In July 2009, US Senator James Webb asked the US DoD Inspector General to formally examine the battle and the US Army’s investigation into the event. In his request, Webb cited an unreleased report from the army’s Combat Studies Institute by a US Army historian, Douglas Cubbison, that was sharply critical of the way senior Army leaders in Afghanistan, especially Ostlund and Preyser, acted prior to the assault at Wanat. According to that report, soldiers at the Wanat base were critically short of basic necessities such as water and sandbags and had complained repeatedly, to no avail, that their base was in a precarious position. Cubbison had written the report at the request of Lieutenant General William B. Caldwell IV, commander of the United States Army Combined Arms Center.

According to Cubbison, a few days before the battle, on July 4, a US Army helicopter mistakenly attacked and killed 17 local Afghan civilians, including all of the Afghan doctors and nurses at a local clinic, infuriating local Afghans throughout the area.
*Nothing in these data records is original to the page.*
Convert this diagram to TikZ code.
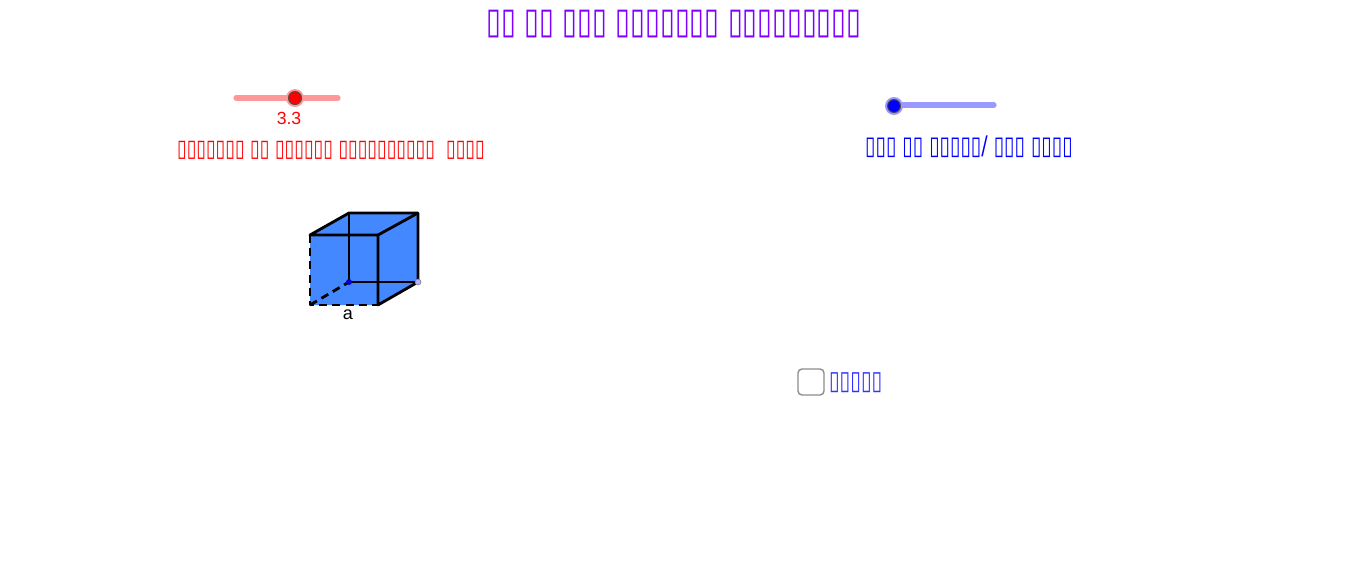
\documentclass[tikz,border=0pt]{standalone}
\usepackage{fontspec}
\setmainfont{Liberation Sans}
\newfontfamily\boxfont[FakeStretch=0.74]{DejaVu Sans}
\definecolor{titlepurple}{HTML}{7F00FF}
\definecolor{cubeblue}{HTML}{4488FF}
\definecolor{checkblue}{HTML}{3030FF}
\tikzset{
  track/.style={line width=2.6pt,line cap=round},
  knob/.style={circle,draw=black!70,line width=0.5pt,inner sep=0pt,minimum size=6.5pt},
  edge/.style={line width=1.4pt,line join=round},
  hidden/.style={edge,dash pattern=on 4pt off 2.6pt},
  label/.style={font=\boxfont\fontsize{#1}{14}\selectfont},
}
\begin{document}
\begin{tikzpicture}[x=0.5pt,y=-0.5pt]
  \useasboundingbox (0,0) rectangle (1350,563);
  %% title
  \node[label=18.2,text=titlepurple] (title) at (674,24)
    {▯▯ ▯▯ ▯▯▯ ▯▯▯▯▯▯▯ ▯▯▯▯▯▯▯▯▯};
  %% slider a
  \draw[track,red!40] (236,98) -- (338,98);
  \fill[red!40] (295,98) circle (9);
  \node[knob,fill=red] (knoba) at (295,98) {};
  \node[text=red,font=\fontsize{8.8}{10}\selectfont] (vala) at (289,118) {3.3};
  \node[label=11.85,text=red] (texta) at (331,150) {▯▯▯▯▯▯▯ ▯▯ ▯▯▯▯▯▯ ▯▯▯▯▯▯▯▯▯▯~ ▯▯▯▯};
  %% slider b
  \draw[track,blue!40] (894,105) -- (994,105);
  \fill[blue!40] (894,106) circle (9);
  \node[knob,fill=blue] (knobb) at (894,106) {};
  \node[label=12.8,text=blue] (textb) at (969,147) {▯▯▯ ▯▯ ▯▯▯▯▯/ ▯▯▯ ▯▯▯▯};
  %% cube
  \coordinate (A) at (310,305);
  \coordinate (B) at (378,305);
  \coordinate (C) at (378,235);
  \coordinate (D) at (310,235);
  \coordinate (E) at (349,282);
  \coordinate (F) at (418,282);
  \coordinate (G) at (418,213);
  \coordinate (H) at (349,213);
  \fill[cubeblue] (A) -- (B) -- (F) -- (G) -- (H) -- (D) -- cycle;
  \draw[edge] (D) -- (C) -- (B) -- (F) -- (G) -- (H) -- cycle;
  \draw[edge] (C) -- (G);
  \draw[edge] (H) -- (E) -- (F);
  \draw[hidden] (D) -- (A) -- (B);
  \draw[hidden] (A) -- (E);
  \fill[blue!80!black] (E) circle (3);
  \filldraw[fill=blue!30,draw=black!50,line width=0.3pt] (F) circle (3);
  \node[font=\fontsize{9}{10}\selectfont] (side) at (348,315) {a};
  %% check box
  \node[draw=black!45,line width=0.7pt,rounded corners=2pt,minimum size=13pt,inner sep=0pt] (check) at (811,382) {};
  \node[label=13.1,text=checkblue,anchor=west] (checktext) at (822,383) {▯▯▯▯▯};
\end{tikzpicture}
\end{document}
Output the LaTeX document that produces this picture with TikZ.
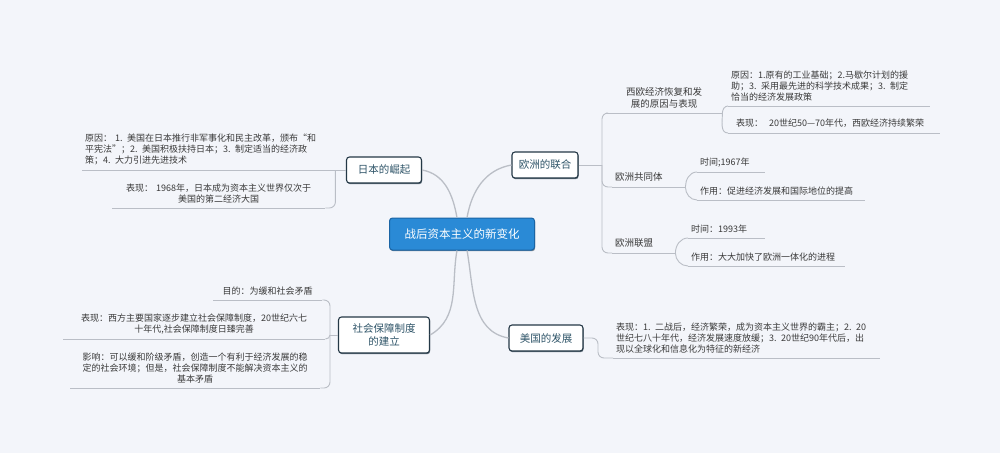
\documentclass[tikz,border=0pt]{standalone}
\usepackage{fontspec}
\setmainfont{Noto Sans CJK SC}
\usepackage{tikz}
\usetikzlibrary{positioning,calc,shadows}

\definecolor{bgcol}{RGB}{243,245,250}
\definecolor{linecol}{RGB}{186,190,198}
\definecolor{boxline}{RGB}{36,56,70}
\definecolor{boxtext}{RGB}{46,84,104}
\definecolor{maincol}{RGB}{42,138,214}
\definecolor{mainline}{RGB}{26,100,164}
\definecolor{leaftext}{RGB}{58,58,58}

\begin{document}
\begin{tikzpicture}
    [
      x=1pt, y=1pt,
      root/.style={rectangle, rounded corners=3pt, draw=mainline, line width=1pt, fill=maincol, text=white,
        font=\fontsize{11.5}{14}\selectfont, minimum width=145pt, minimum height=32pt,
        drop shadow={shadow xshift=0.6pt, shadow yshift=-1.2pt, fill=boxline, opacity=0.6}},
      topic/.style={rectangle, rounded corners=3pt, draw=boxline, line width=1.1pt, fill=white, text=boxtext,
        font=\fontsize{10.5}{12.5}\selectfont, align=center, minimum height=26pt,
        drop shadow={shadow xshift=0.6pt, shadow yshift=-1.2pt, fill=boxline, opacity=0.7}},
      sub/.style={anchor=south west, inner xsep=3pt, inner ysep=5pt, text=leaftext,
        font=\fontsize{9.5}{11.5}\selectfont, text width=#1, align=center},
      leaf/.style={anchor=south west, inner xsep=3pt, inner ysep=5pt, text=leaftext,
        font=\fontsize{9}{11}\selectfont, text width=#1},
      link/.style={draw=linecol, line width=1.3pt},
      under/.style={draw=linecol, line width=0.9pt, rounded corners=6pt}
    ]
    \fill [bgcol] (0,0) rectangle (1000,-453);

    % centre and main topics
    \node (root) [root] at (462,-234) {战后资本主义的新变化};
    \node (japan) [topic, minimum width=75pt] at (384,-170) {日本的崛起};
    \node (europe) [topic, minimum width=66pt] at (545,-165) {欧洲的联合};
    \node (social) [topic, minimum width=91pt, minimum height=36pt] at (384,-335) {社会保障制度\\的建立};
    \node (usa) [topic, minimum width=74pt] at (546,-338) {美国的发展};

    % Japan
    \node (jcause) [leaf=247pt, align=left] at (82,-170)
      {原因： 1. 美国在日本推行非军事化和民主改革，颁布“和\\平宪法”；2. 美国积极扶持日本；3. 制定适当的经济政\\策；4. 大力引进先进技术};
    \node (jshow) [leaf=207pt, align=center] at (112,-208)
      {表现： 1968年，日本成为资本主义世界仅次于\\美国的第二经济大国};

    % Europe
    \node (esub1) [sub=110pt] at (606,-113) {西欧经济恢复和发\\展的原因与表现};
    \node (ecause) [leaf=196pt, align=left] at (728,-106)
      {原因：1.原有的工业基础；2.马歇尔计划的援\\助；3. 采用最先进的科学技术成果；3. 制定\\恰当的经济发展政策};
    \node (eshow) [leaf=206pt, align=left] at (728,-133) {\hspace{5pt}表现：\ \ 20世纪50—70年代，西欧经济持续繁荣};
    \node (esub2) [sub=67pt, align=left] at (612,-187) {欧洲共同体};
    \node (ec1) [leaf=62pt, align=left] at (697,-172) {时间;1967年};
    \node (ec2) [leaf=162pt, align=left] at (697,-200) {作用：促进经济发展和国际地位的提高};
    \node (esub3) [sub=57pt, align=left] at (612,-253) {欧洲联盟};
    \node (eu1) [leaf=71pt, align=left] at (688,-238) {时间：1993年};
    \node (eu2) [leaf=151pt, align=left] at (688,-266) {作用：大大加快了欧洲一体化的进程};

    % social security
    \node (saim) [leaf=103pt, align=center] at (213,-300) {目的：为缓和社会矛盾};
    \node (sshow) [leaf=256pt, align=center] at (63,-339)
      {表现：西方主要国家逐步建立社会保障制度，20世纪六七\\十年代,社会保障制度日臻完善};
    \node (seffect) [leaf=244pt, align=center] at (70,-388)
      {影响：可以缓和阶级矛盾，创造一个有利于经济发展的稳\\定的社会环境；但是，社会保障制度不能解决资本主义的\\基本矛盾};

    % USA
    \node (ashow) [leaf=261pt, align=left] at (613,-358)
      {表现：1. 二战后，经济繁荣，成为资本主义世界的霸主；2. 20\\世纪七八十年代，经济发展速度放缓；3. 20世纪90年代后，出\\现以全球化和信息化为特征的新经济};

    \coordinate (ej) at (602,-165);
    \coordinate (sj) at (330,-335);
    \coordinate (aj) at (598,-338);

    % branches from the centre
    \draw [link] (japan.east) to[out=-10, in=100] (root.107);
    \draw [link] (europe.west) to[out=190, in=80] (root.73);
    \draw [link] (social.east) to[out=30, in=-100] (root.-107);
    \draw [link] (usa.west) to[out=170, in=-80] (root.-73);

    % underlines
    \foreach \n in {jcause,jshow,esub1,ecause,eshow,esub2,ec1,ec2,esub3,eu1,eu2,saim,sshow,seffect,ashow}
      \draw [under] (\n.south west) -- (\n.south east);

    % braces
    \draw [under] (japan.west) -- (jcause.south east);
    \draw [under] (jcause.south east) |- (jshow.south east);
    \draw [under] (europe.east) -- (ej);
    \foreach \j in {esub1,esub2,esub3}
      \draw [under] (ej) |- (\j.south west);
    \foreach \i/\j/\k in {esub1/ecause/eshow,esub2/ec1/ec2,esub3/eu1/eu2} {
      \draw [under] (\i.south east) to[out=90, in=180] (\j.south west);
      \draw [under] (\i.south east) to[out=-90, in=180] (\k.south west);
    }
    \draw [under] (social.west) -- (sj);
    \draw [under] (sj) |- (saim.south east);
    \draw [under] (sj) |- (seffect.south east);
    \draw [under] (sj) to[out=-90, in=0] (sshow.south east);
    \draw [under] (usa.east) -- (aj) |- (ashow.south west);
\end{tikzpicture}
\end{document}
In response, platoon commander Brostrom and company commander Matthew Myer notified senior commanders that they were worried that a retaliatory attack was imminent and that extra surveillence was necessary. Rather than bolstering security around Wanat, however, US Army leaders at Bagram air base ordered the withdrawal of all intelligence, surveillance, and reconnaissance assets from the area. Brostrom’s father, retired Army Colonel David. P. Brostrom, alerted Webb’s office to the Army historian’s report. Said Brostrom, "After I read the report, I was sick to my stomach." …

Seeing that the despicable James Webb has cited Mr. Cubbison, we wonder about his objectivity.

But the Associated Press isn’t going to pass up any opportunity to throw doubts upon the Afghan mission.